Illustration: Aïda Amer/Axios
Facebook CEO Mark Zuckerberg will tell lawmakers his plan for "thoughtful reform" of a key tech liability shield rests on requiring best practices for treating illegal content online.
Why it matters: Tech giants are starting to embrace changes to the foundational law that shields platforms from liability from content users post as lawmakers from both parties threaten it.
Driving the news: In written testimony ahead of the House hearing Thursday with Google, Twitter and Facebook CEOs, Zuckerberg suggested making Section 230 protections for certain types of unlawful content conditional on platforms' ability to meet best practices to fight the spread of the content.
What he's saying: "Instead of being granted immunity, platforms should be required to demonstrate that they have systems in place for identifying unlawful content and removing it," Zuckerberg wrote in the testimony.
- "Platforms should not be held liable if a particular piece of content evades its detection—that would be impractical for platforms with billions of posts per day—but they should be required to have adequate systems in place to address unlawful content."
How it works: The detection system would be proportionate to platform size, with practices defined by a third party.
- The best practices would not include "unrelated issues" like encryption or privacy changes, he notes.
- He also suggested Congress bring more transparency and oversight on how companies make and enforce rules about content that is harmful but still legal.
The big picture: The hearing Thursday will focus on social media companies' role in promoting misinformation and extremism, with the chairman of the House Energy & Commerce Committee telling Axios he wants to take aim at platforms' financial incentive to amplify harmful content.
Our thought bubble: The CEOs of the biggest social media platforms have been subtly hinting they'd accept some sort of modest Section 230 reform since last year, a major change from a few years ago when any change was considered untenable.

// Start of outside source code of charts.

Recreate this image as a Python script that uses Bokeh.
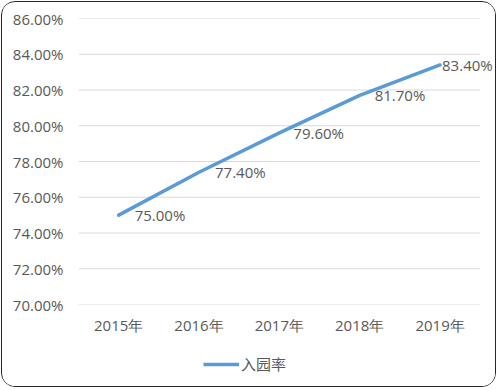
from bokeh.plotting import figure
from bokeh.layouts import column
from bokeh.models import (ColumnDataSource, PrintfTickFormatter, Legend, LegendItem, FixedTicker,
                          Range1d, LabelSet)
from bokeh.embed import file_html
from bokeh.resources import INLINE
from bokeh.core.properties import value

years = ["2015年", "2016年", "2017年", "2018年", "2019年"]
rates = [75.00, 77.40, 79.60, 81.70, 83.40]
labels = ["75.00%", "77.40%", "79.60%", "81.70%", "83.40%"]
y_ticks = [70, 72, 74, 76, 78, 80, 82, 84, 86]
series_name = "入园率"

# styling: horizontal offset (px) of each data label
label_dx = [16, 16, 14, 15, 2]

xs = list(range(len(years)))
src = ColumnDataSource(dict(x=xs, y=rates, t=labels, dx=label_dx))

FONT = "Open Sans"
GRAY = "#595959"
FS = "15px"
BLUE = "#5B9BD5"
GRID = "#D9D9D9"

p = figure(width=493, height=340, x_range=Range1d(-0.5, 4.69), y_range=Range1d(70, 86),
           output_backend="svg", toolbar_location=None,
           min_border_left=76, min_border_right=0, min_border_top=16, min_border_bottom=38)
p.outline_line_color = None
p.background_fill_color = "white"
p.border_fill_color = "white"
p.xgrid.grid_line_color = None
p.ygrid.grid_line_color = None

# horizontal gridlines over the category span
n = len(years)
p.segment(x0=[-0.5] * len(y_ticks), x1=[n - 0.5] * len(y_ticks), y0=y_ticks, y1=y_ticks,
          line_color=GRID, line_width=1)

r = p.line("x", "y", source=src, line_color=BLUE, line_width=3.5, line_cap="round", line_join="round")
ls = LabelSet(x="x", y="y", text="t", source=src, x_offset="dx", text_align="left", text_baseline="middle",
              text_font=value(FONT), text_font_size=value(FS), text_color=GRAY)
p.add_layout(ls)

p.yaxis.ticker = FixedTicker(ticks=y_ticks)
p.yaxis.formatter = PrintfTickFormatter(format="%.2f%%")
p.yaxis.axis_line_color = None
p.yaxis.major_tick_line_color = None
p.yaxis.minor_tick_line_color = None
p.yaxis.major_tick_out = 0
p.yaxis.major_tick_in = 0
p.yaxis.major_label_standoff = 15
p.yaxis.major_label_text_font = FONT
p.yaxis.major_label_text_font_size = FS
p.yaxis.major_label_text_color = GRAY

p.xaxis.ticker = FixedTicker(ticks=xs)
p.xaxis.major_label_overrides = {i: y for i, y in zip(xs, years)}
p.xaxis.axis_line_color = None
p.xaxis.major_tick_line_color = None
p.xaxis.minor_tick_line_color = None
p.xaxis.major_tick_out = 0
p.xaxis.major_tick_in = 0
p.xaxis.major_label_standoff = 10
p.xaxis.major_label_text_font = FONT
p.xaxis.major_label_text_font_size = FS
p.xaxis.major_label_text_color = GRAY

# legend panel (its series line lies outside the panel's view; only the legend entry shows)
lg = figure(width=493, height=44, x_range=Range1d(0, 1), y_range=Range1d(0, 1),
            output_backend="svg", toolbar_location=None,
            min_border_left=0, min_border_right=0, min_border_top=0, min_border_bottom=0)
lg.axis.visible = False
lg.grid.visible = False
lg.outline_line_color = None
lg.border_fill_color = "white"
lr = lg.line("x", "y", source=src, line_color=BLUE, line_width=3.5)
legend = Legend(items=[LegendItem(label=series_name, renderers=[lr])], location=(125, 12),
                orientation="horizontal", border_line_color=None, background_fill_alpha=0,
                label_text_font="Noto Sans CJK SC", label_text_font_size=FS, label_text_color=GRAY,
                glyph_width=36, glyph_height=20, label_height=20, label_standoff=2, padding=0, margin=0)
lg.add_layout(legend)

layout = column(p, lg, spacing=0)
layout.styles = {"border": "1px solid #262626", "border-radius": "14px", "margin": "1px",
                 "overflow": "hidden", "background": "white"}

open("out.html", "w").write(file_html(layout, INLINE))
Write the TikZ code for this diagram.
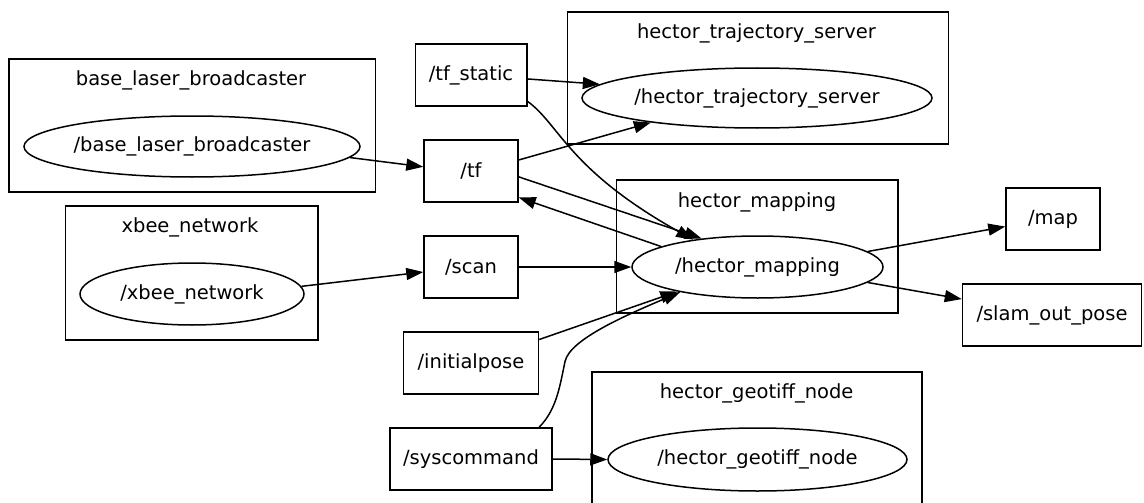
\documentclass[tikz,border=0pt]{standalone}
\usepackage{fontspec}
\setmainfont{DejaVu Sans}
\usetikzlibrary{shapes.geometric,arrows.meta}
\begin{document}
\begin{tikzpicture}[x=1pt,y=-1pt,
  lw/.style={line width=1.5pt},
  topic/.style={draw,lw,rectangle,inner sep=0pt,minimum width=#1,minimum height=62pt},
  cluster/.style={draw,lw,rectangle,inner sep=0pt},
  ell/.style={draw,lw,ellipse,inner sep=0pt},
  ttl/.style={inner sep=0pt},
  conn/.style={lw,-{Triangle[length=17pt,width=12pt]}},
  font=\fontsize{19.5}{23}\selectfont]
\fill[white] (0,0) rectangle (1144,503);
\clip (0,0) rectangle (1144,503);
% clusters
\node[cluster,minimum width=366.5pt,minimum height=133pt] (cbase) at (192.25,125.5) {};
\node[ttl] (tbase) at (191,80) {base\_laser\_broadcaster};
\node[ell,minimum width=336pt,minimum height=61pt] (base) at (192,146.5) {\makebox[0pt]{/base\_laser\_broadcaster}};

\node[cluster,minimum width=252.5pt,minimum height=134pt] (cxbee) at (191.75,273) {};
\node[ttl] (txbee) at (190,227) {xbee\_network};
\node[ell,minimum width=224pt,minimum height=62pt] (xbee) at (192,294) {\makebox[0pt]{/xbee\_network}};

\node[cluster,minimum width=381pt,minimum height=132pt] (ctraj) at (758,78) {};
\node[ttl] (ttraj) at (756.5,33) {hector\_trajectory\_server};
\node[ell,minimum width=350pt,minimum height=60pt] (traj) at (757,98) {\makebox[0pt]{/hector\_trajectory\_server}};

\node[cluster,minimum width=281.4pt,minimum height=133pt] (cmapping) at (757.3,246.5) {};
\node[ttl] (tmapping) at (757,202) {hector\_mapping};
\node[ell,minimum width=251pt,minimum height=62pt] (mapping) at (757.5,267) {\makebox[0pt]{/hector\_mapping}};

\node[cluster,minimum width=330pt,minimum height=148pt] (cgeo) at (757,446) {};
\node[ttl] (tgeo) at (756.6,393) {hector\_geotiff\_node};
\node[ell,minimum width=299pt,minimum height=63pt] (geotiff) at (757.5,459.5) {\makebox[0pt]{/hector\_geotiff\_node}};

% topics
\node[topic=111.5pt] (tfstatic) at (471,75) {/tf\_static};
\node[topic=94pt] (tf) at (471,171) {/tf};
\node[topic=94pt] (scan) at (471,267) {/scan};
\node[topic=135pt] (initialpose) at (471,363) {/initialpose};
\node[topic=162pt] (syscommand) at (471,459) {/syscommand};
\node[topic=94pt] (map) at (1053,219) {/map};
\node[topic=179pt] (slam) at (1052,315) {/slam\_out\_pose};

% connectors
\draw[conn] (base.-4.7) -- (tf.175.1);
\draw[conn] (xbee.4.3) -- (scan.186);
\draw[conn] (tfstatic.-4.1) -- (traj.175.6);
\draw[conn] (tf.13.2) -- (traj.193.5);
\draw[conn] (tfstatic.-25.8) .. controls +(32,23) and +(-125,-70) .. (mapping.157);
\draw[conn] (tf.-7.3) -- (mapping.153);
\draw[conn] (mapping.168.7) -- (tf.-29);
\draw[conn] (scan.east) -- (mapping.west);
\draw[conn] (initialpose.19.6) -- (mapping.197.5);
\draw[conn] (syscommand.25.2) .. controls +(18,-18) and +(-5,23) .. ++(26,-66) .. controls +(5,-22) and +(-54,23) .. (mapping.198.5);
\draw[conn] (syscommand.east) -- (geotiff.west);
\draw[conn] (mapping.8.5) -- (map.189.7);
\draw[conn] (mapping.-8.5) -- (slam.170.5);
\end{tikzpicture}
\end{document}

- The thinking on that began to break when a bill that narrowed Section 230 protections in an attempt to curb online sex trafficking passed in 2018. The same trio of CEOs told the Senate Commerce Committee in October 2020 to be extremely careful with any proposed changes to Section 230.
- The changes Zuckerberg cite have shades of two Section 230 related bills, the EARN IT Act and the PACT Act.
The other side: Smaller tech companies and online sites will balk at any Section 230 changes, even if considered narrow. The biggest companies have the greatest ability to respond and adapt to legislation.